Government has been castigated for its snail-paced approach in implementing investor reforms including making easier the channeling of dividend payments to investors.

As a result, the country has seen a downward spiral in investment inflows.

Many external investors have struggled to access dividend payments owing to foreign currency shortages in the country.

The concerns are being raised at a time government’s economic blueprint, the Transitional Stabilization Program (TSP) is coming to an end this December without having done much to guarantee investor gains.

The country is also about to launch the Victoria Fall Stock Exchange (VFEX), a secondary bourse expected to create offshore financial services in the resort town.

“This shows that TSP did not bring any favorable changes to the local business climate, which continues to deteriorate even further. International investors still find it difficult to repatriate their dividends and capital from the country. Economic output slumped under TSP and so did incomes for households and businesses. Manufacturing capacity utilization in the industry slumped from 48% in 2018 to 37% in 2019 and about 30% currently,’ said economic expert, Victor Bhoroma.
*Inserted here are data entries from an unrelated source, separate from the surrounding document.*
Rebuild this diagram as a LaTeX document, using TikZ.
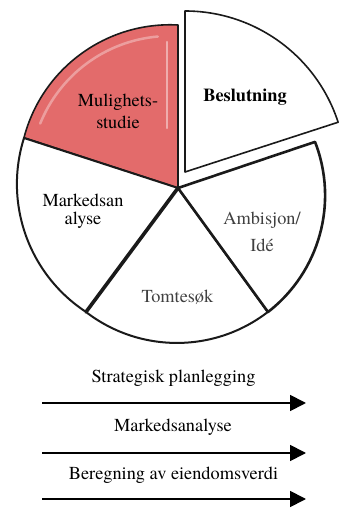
\documentclass[tikz,border=0pt]{standalone}
\usepackage{fontspec}
\IfFontExistsTF{TeX Gyre Termes}{\setmainfont{TeX Gyre Termes}}{}
\usetikzlibrary{arrows.meta,calc}
\definecolor{slicered}{HTML}{E36B6B}
\definecolor{sliceedge}{HTML}{1A1A1A}
\definecolor{greytext}{HTML}{404040}
\begin{document}
\begin{tikzpicture}[x=1pt,y=1pt,
  lbl/.style={font=\rmfamily\fontsize{18.3}{22}\selectfont, align=center, inner sep=0pt},
  slice/.style={draw=sliceedge, line join=round, fill=white},
  flow/.style={-{Triangle[length=16pt,width=16pt]}, line width=1.8pt, black}]
\useasboundingbox (0,0) rectangle (345,508);

% common tip of the pie and the tip of the pulled-out piece
\coordinate (C) at (178,320);
\coordinate (B) at (185,336);

% Mulighetsstudie (highlighted)
\draw[slice, fill=slicered, line width=1.6pt]
  (C) -- (178,483) arc[start angle=87, end angle=165.4, radius=151] -- cycle;
\draw[white, opacity=0.45, line width=2.5pt, line cap=round]
  (167,466) -- (167,380);
\draw[white, opacity=0.35, line width=2.5pt, line cap=round]
  ($(170,332)+(95:140)$) arc[start angle=95, end angle=158, radius=140];

% Markedsanalyse
\draw[slice, line width=2pt]
  (C) -- (24,370) arc[start angle=162.5, end angle=236.8, radius=153] -- cycle;
% Tomtesøk
\draw[slice, line width=2pt]
  (C) -- (86,196) arc[start angle=232.4, end angle=307.6, radius=149] -- cycle;
% Ambisjon/Idé
\draw[slice, line width=2.6pt]
  (C) -- (268,196) arc[start angle=307.8, end angle=381.3, radius=147.5] -- cycle;
\draw[sliceedge, line width=1.4pt] (C) -- (268,196);
% thick divider between Markedsanalyse and Tomtesøk
\draw[sliceedge, line width=3.6pt, line cap=round] (C) -- (86,196);
% Beslutning (pulled out)
\draw[slice, line width=1.6pt]
  (B) -- ++(18:161) arc[start angle=18, end angle=90, radius=161] -- cycle;

% labels in the pie
\node[lbl] (mul) at (118,397) {Mulighets-\\studie};
\node[lbl, font=\rmfamily\bfseries\fontsize{18.3}{22}\selectfont] (bes) at (245,411) {Beslutning};
\node[lbl, font=\rmfamily\fontsize{18.3}{18}\selectfont] (mar) at (83,297) {Markedsan\\alyse};
\node[lbl, text=greytext, font=\rmfamily\fontsize{18.3}{27}\selectfont] (amb) at (262,276) {Ambisjon/\\Idé};
\node[lbl, text=greytext] (tom) at (177.5,211) {Tomtesøk};

% activity streams below the pie
\node[lbl] (s1) at (173.5,130) {Strategisk planlegging};
\node[lbl] (s2) at (173,81) {Markedsanalyse};
\node[lbl] (s3) at (173.5,33) {Beregning av eiendomsverdi};
\coordinate (a1s) at (42,105);  \coordinate (a1e) at (306,105);
\coordinate (a2s) at (42,55);   \coordinate (a2e) at (306,55);
\coordinate (a3s) at (42,9);    \coordinate (a3e) at (306,9);
\draw[flow] (a1s) -- (a1e);
\draw[flow] (a2s) -- (a2e);
\draw[flow] (a3s) -- (a3e);
\end{tikzpicture}
\end{document}
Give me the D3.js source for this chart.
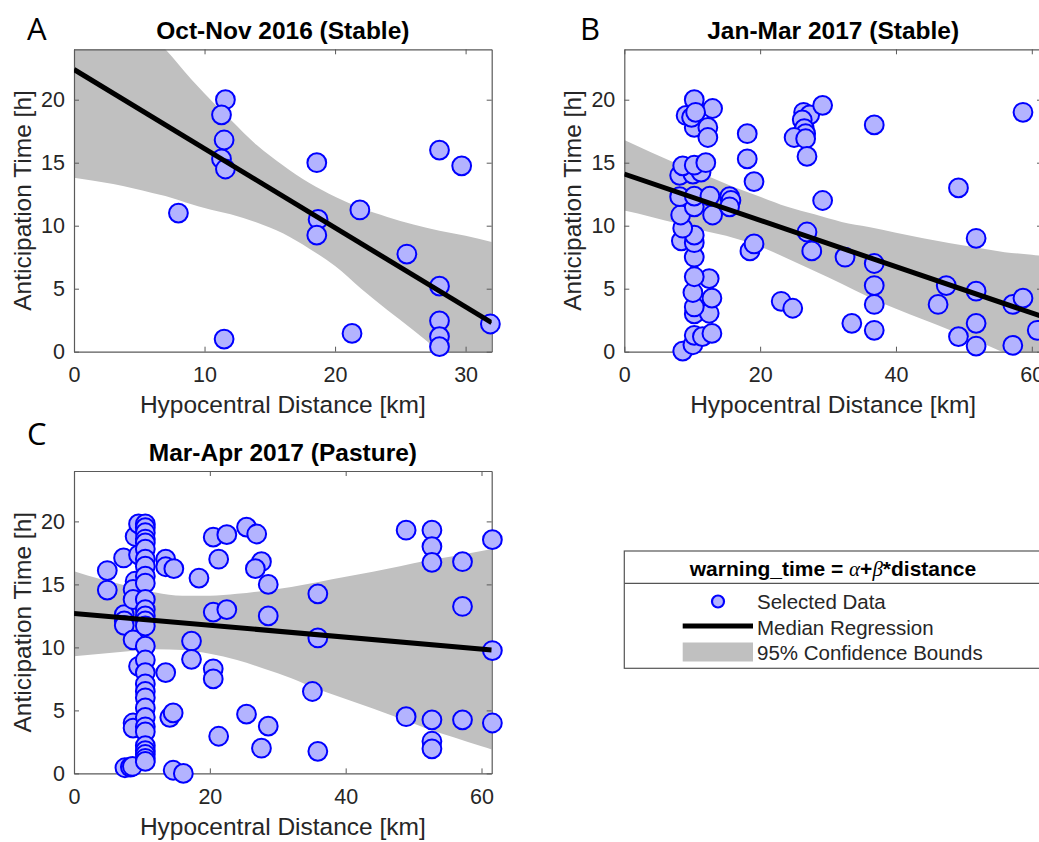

Despite notable progress on the ease of doing business due to amendments of the Indigenization and Empowerment Act and improvements in turnaround times for business licensing, Foreign Direct Investment (FDI) inflows slumped from US$745 million in 2018 to US$259 million in 2019.

Recently, the Minister of Finance and Economic Development, Mthuli Ncube admitted to difficulties in dividend payment of investors but hinted that the Central Bank was seized with the matter.

“We want guarantees that there will be full conversion and there is commitment from the Government and RBZ that the foreign currency will be made available.

“That’s why we want RBZ to be involved initially (at VFEX) but over time other banks with strong balance sheets and skills would also be involved,” said the Minister in a recent virtual market analyst briefing on the establishment of the VFEX.

The backlog to disburse the funds by the RBZ has prompted investors to abuse fungible shares such as those of Old Mutual, Seedco and PPC which are listed and tradable in other bourses to channel out funds before government ordered their suspension from the Zimbabwe Stock Exchange.

Last year Civil Aviation Authority of Zimbabwe (CAAZ) acting director general, Margaret Mantiziba declared that foreign airlines were shunning Zimbabwe over challenges in repatriating funds from local air ticketing proceeds to international airliners owing to foreign currency shortages in the country.